Laser hints at how Universe got its magnetism

26 January 2012

An international research team lead by Dr G Gregori with fellow Oxford physicists Prof A R Bell, Dr C Murphy and Dr B Reville (from Atomic and Laser Physics) have used a laser to create magnetic fields similar to those thought to be involved in the formation of the first galaxies; findings that could help to solve the riddle of how the Universe got its magnetism.

Magnetic fields exist throughout galactic and intergalactic space, what is puzzling is how they were originally created and how they became so strong. The experimental team used a high-power laser to explode a rod of carbon, similar to pencil lead, in helium gas. The explosion was designed to mimic the cauldron of plasma – an ionized gas containing free electrons and positive ions – out of which the first galaxies formed.

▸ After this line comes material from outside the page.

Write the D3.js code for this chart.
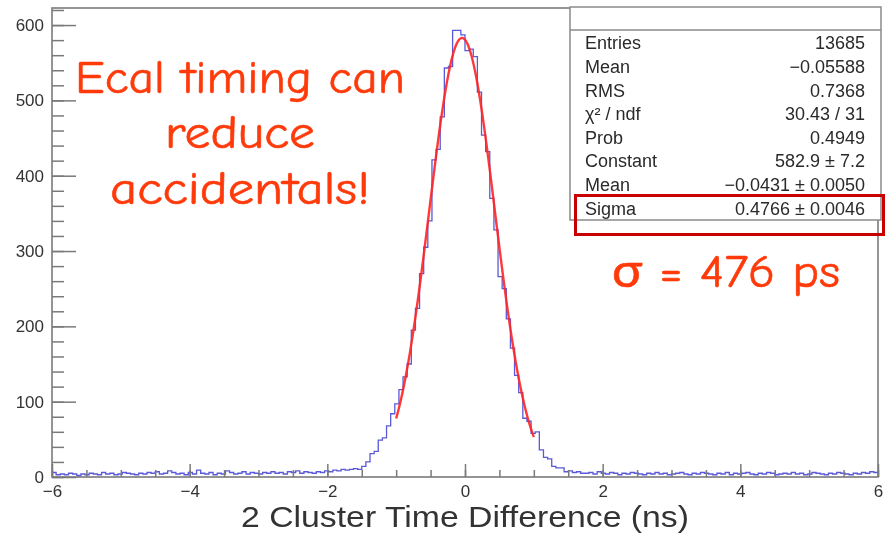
<!DOCTYPE html>
<html>
<head>
<meta charset="utf-8">
<script src="https://cdn.jsdelivr.net/npm/d3@7"></script>
<style>
  html, body { margin: 0; padding: 0; background: #fff; }
  svg { display: block; }
</style>
</head>
<body>
<svg id="chart" width="891" height="534"></svg>
<script>
// Histogram: 200 bins from -6 to 6 ns
const binRange = [-6, 6];
const binCounts = [
  6, 3, 4, 3, 5, 4, 2, 4, 3, 5, 4, 3, 6, 4, 5, 3, 4, 6, 5, 4,
  3, 5, 4, 6, 5, 7, 4, 5, 8, 6, 4, 5, 3, 6, 4, 9, 5, 4, 6, 3,
  5, 4, 8, 6, 4, 5, 7, 4, 6, 5, 4, 6, 5, 7, 5, 6, 4, 7, 6, 8,
  5, 7,
  6, 5, 7, 6, 8, 7, 9, 8, 10, 9, 10, 11, 10, 14, 20, 31, 34, 49,
  52, 68, 84, 97, 116, 133, 150, 195, 224, 270, 305, 340, 421, 435, 478, 543,
  545, 593, 593, 587, 566, 568, 558, 511, 454, 432, 370, 328, 266, 250, 210, 171,
  135, 112, 78, 74, 58, 60, 36, 26, 24, 14, 12, 12, 7, 8, 6, 7, 5,
  5, 6, 4, 7, 5, 4, 6, 5, 3, 5, 4, 6, 5, 4, 3, 5, 4, 6, 4, 5,
  3, 4, 5, 6, 4, 3, 5, 4, 6, 5, 4, 3, 5, 4, 6, 3, 5, 4, 5, 6,
  4, 3, 5, 4, 6, 5, 3, 4, 5, 4, 6, 4, 5, 3, 4, 6, 5, 4, 3, 5,
  4, 6, 5, 4, 3, 5, 4, 6, 5, 7, 6
];

// Gaussian fit result, fitted over [-1, 1]
const fitRange = [-1, 1];
const fitConstant = 582.9;
const fitMean = -0.0431;
const fitSigma = 0.4766;

// Stats box rows
const statLabels = ["Entries", "Mean", "RMS", "\u03c7\u00b2 / ndf", "Prob", "Constant", "Mean", "Sigma"];
const statValues = ["13685", "\u22120.05588", "0.7368", "30.43 / 31", "0.4949",
                    "582.9 \u00b1 7.2", "\u22120.0431 \u00b1 0.0050", "0.4766 \u00b1 0.0046"];

const xMajorTicks = [-6, -4, -2, 0, 2, 4, 6];
const yMajorTicks = [0, 100, 200, 300, 400, 500, 600];

const svg = d3.select("#chart");
const frame = { left: 52, right: 878, top: 8, bottom: 477 };
const axisColor = "#7a7a7a";
const textFont = "'Liberation Sans', Arial, Helvetica, sans-serif";
const noteFont = "'Comic Sans MS', 'Comic Neue', Lato, sans-serif";
const noteColor = "#ff3a0a";

const nBins = binCounts.length;
const binWidth = (binRange[1] - binRange[0]) / nBins;

const x = d3.scaleLinear().domain(binRange).range([frame.left, frame.right]);
const y = d3.scaleLinear().domain([0, d3.max(binCounts) * 1.05]).range([frame.bottom, frame.top]);

const plot = svg.append("g").attr("class", "plot").style("filter", "blur(0.4px)");

// frame
plot.append("rect")
  .attr("x", frame.left).attr("y", frame.top)
  .attr("width", frame.right - frame.left).attr("height", frame.bottom - frame.top)
  .attr("fill", "none").attr("stroke", axisColor).attr("stroke-width", 1.6);

// histogram outline
const histPoints = binCounts.map((c, i) => [binRange[0] + i * binWidth, c]);
histPoints.push([binRange[1], binCounts[nBins - 1]]);
plot.append("path")
  .datum(histPoints)
  .attr("fill", "none")
  .attr("stroke", "#5a5ad8")
  .attr("stroke-width", 1.3)
  .attr("d", d3.line().x(d => x(d[0])).y(d => y(d[1])).curve(d3.curveStepAfter));

// fit curve
const fitPoints = d3.range(fitRange[0], fitRange[1] + 1e-9, 0.01).map(t =>
  [t, fitConstant * Math.exp(-0.5 * Math.pow((t - fitMean) / fitSigma, 2))]);
plot.append("path")
  .datum(fitPoints)
  .attr("fill", "none")
  .attr("stroke", "#ff2424")
  .attr("stroke-width", 2.4)
  .attr("stroke-opacity", 0.9)
  .attr("d", d3.line().x(d => x(d[0])).y(d => y(d[1])).curve(d3.curveMonotoneX));

// x axis: major + minor ticks pointing up into the frame
function styleAxis(g) {
  g.select(".domain").remove();
  g.selectAll(".tick line").attr("stroke", axisColor).attr("stroke-width", 1.5);
  g.selectAll(".tick text")
    .attr("fill", "#333")
    .style("font-family", textFont)
    .style("font-size", "17px");
}

plot.append("g")
  .attr("transform", `translate(0,${frame.bottom})`)
  .call(d3.axisBottom(x).tickValues(d3.range(-6, 6.01, 0.5)).tickSize(-7).tickFormat(""))
  .call(styleAxis);

plot.append("g")
  .attr("transform", `translate(0,${frame.bottom})`)
  .call(d3.axisBottom(x).tickValues(xMajorTicks).tickSize(-13).tickPadding(8).tickFormat(d3.format("d")))
  .call(styleAxis);

// y axis
plot.append("g")
  .attr("transform", `translate(${frame.left},0)`)
  .call(d3.axisLeft(y).tickValues(d3.range(0, 621, 20)).tickSize(-12).tickFormat(""))
  .call(styleAxis);

plot.append("g")
  .attr("transform", `translate(${frame.left},0)`)
  .call(d3.axisLeft(y).tickValues(yMajorTicks).tickSize(-24).tickPadding(8).tickFormat(d3.format("d")))
  .call(styleAxis);

// axis title
plot.append("text")
  .attr("x", x(0))
  .attr("y", 527)
  .attr("text-anchor", "middle")
  .attr("fill", "#333")
  .style("font-family", textFont)
  .style("font-size", "30px")
  .attr("textLength", 448)
  .attr("lengthAdjust", "spacingAndGlyphs")
  .text("2 Cluster Time Difference (ns)");

// stats box
const box = { x: 570, y: 7, w: 311, h: 213, head: 23 };
const stats = svg.append("g").attr("class", "stats").style("filter", "blur(0.4px)");
stats.append("rect")
  .attr("x", box.x).attr("y", box.y).attr("width", box.w).attr("height", box.h)
  .attr("fill", "#fff").attr("stroke", "#8a8a8a").attr("stroke-width", 1.5);
stats.append("line")
  .attr("x1", box.x).attr("x2", box.x + box.w)
  .attr("y1", box.y + box.head).attr("y2", box.y + box.head)
  .attr("stroke", "#8a8a8a").attr("stroke-width", 1.5);

const rowY = d3.scaleBand().domain(d3.range(statLabels.length)).range([31, 220]);
stats.selectAll("text.lbl")
  .data(statLabels)
  .join("text")
  .attr("class", "lbl")
  .attr("x", 585)
  .attr("y", (d, i) => rowY(i) + rowY.bandwidth() / 2)
  .attr("dy", "0.36em")
  .attr("fill", "#2a2a2a")
  .style("font-family", textFont)
  .style("font-size", "18px")
  .text(d => d);

stats.selectAll("text.val")
  .data(statValues)
  .join("text")
  .attr("class", "val")
  .attr("x", 865)
  .attr("y", (d, i) => rowY(i) + rowY.bandwidth() / 2)
  .attr("dy", "0.36em")
  .attr("text-anchor", "end")
  .attr("fill", "#2a2a2a")
  .style("font-family", textFont)
  .style("font-size", "18px")
  .text(d => d);

// highlight around the sigma row
svg.append("rect")
  .attr("x", 575.5).attr("y", 195.5).attr("width", 308).attr("height", 39)
  .attr("fill", "none").attr("stroke", "#c80000").attr("stroke-width", 3);

// annotations
const note = [
  { text: "Ecal timing can", y: 93, w: 330 },
  { text: "reduce", y: 148, w: 150 },
  { text: "accidentals!", y: 204, w: 260 }
];
svg.selectAll("text.note")
  .data(note)
  .join("text")
  .attr("class", "note")
  .attr("x", 240)
  .attr("y", d => d.y)
  .attr("text-anchor", "middle")
  .attr("fill", noteColor)
  .attr("stroke", noteColor)
  .attr("stroke-width", 0.6)
  .style("font-family", noteFont)
  .style("font-size", "47px")
  .attr("textLength", d => d.w)
  .attr("lengthAdjust", "spacingAndGlyphs")
  .text(d => d.text);

svg.append("text")
  .attr("x", 726)
  .attr("y", 287)
  .attr("text-anchor", "middle")
  .attr("fill", noteColor)
  .attr("stroke", noteColor)
  .attr("stroke-width", 0.6)
  .style("font-family", noteFont)
  .style("font-size", "46px")
  .attr("textLength", 228)
  .attr("lengthAdjust", "spacingAndGlyphs")
  .text("\u03c3 = 476 ps");
</script>
</body>
</html>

The team found that within a microsecond of the explosion strong electron currents and magnetic fields formed around a shock wave. Dr F Miniati (ETH-Zurich) then took these results and scaled them through 22 orders-of-magnitude to find that the measurements matched the ‘magnetic seeds’ predicted by theoretical studies of galaxy formation.

A report of the research is published in this week’s Nature (26 January 2012), and it has been featured on Discovery Channel and MSNBC.

The results closely match theories which predict that tiny magnetic fields – magnetic seeds – precede the formation of galaxies. These fields can be amplified by turbulent motions and can strongly affect the evolution of the galactic medium from its early stages.

Dr Gregori said:

In the future, we plan to use the largest lasers in the world, such as the National Ignition Facility at the Lawrence Livermore National Laboratory in California (USA), to study the evolution of cosmic plasma.

Image: The left side is a picture of a laser-produced shock wave. Brighter colors correspond to regions of higher density or temperature. The right side is a simulation of a collapsing shock wave arising during structure formation.
Credits: A Ravasio (LULI), A Pelka (LULI), J Meinecke (Oxford) and C Murphy (Oxford) for the shock measurements. The numerical simulation was performed by F Miniati (ETH).

The experiments were conducted at the Laboratoire pour l’Utilisation de Lasers Intenses laser facility in France. The team included scientists from; Oxford University, Rutherford Appleton Laboratory, Laboratoire pour l’Utilisation de Lasers Intenses, University of Strathclyde, University of California Los Angeles, University of Michigan, University of York, Osaka University, Lawrence Livermore National Laboratory, ETH-Zurich.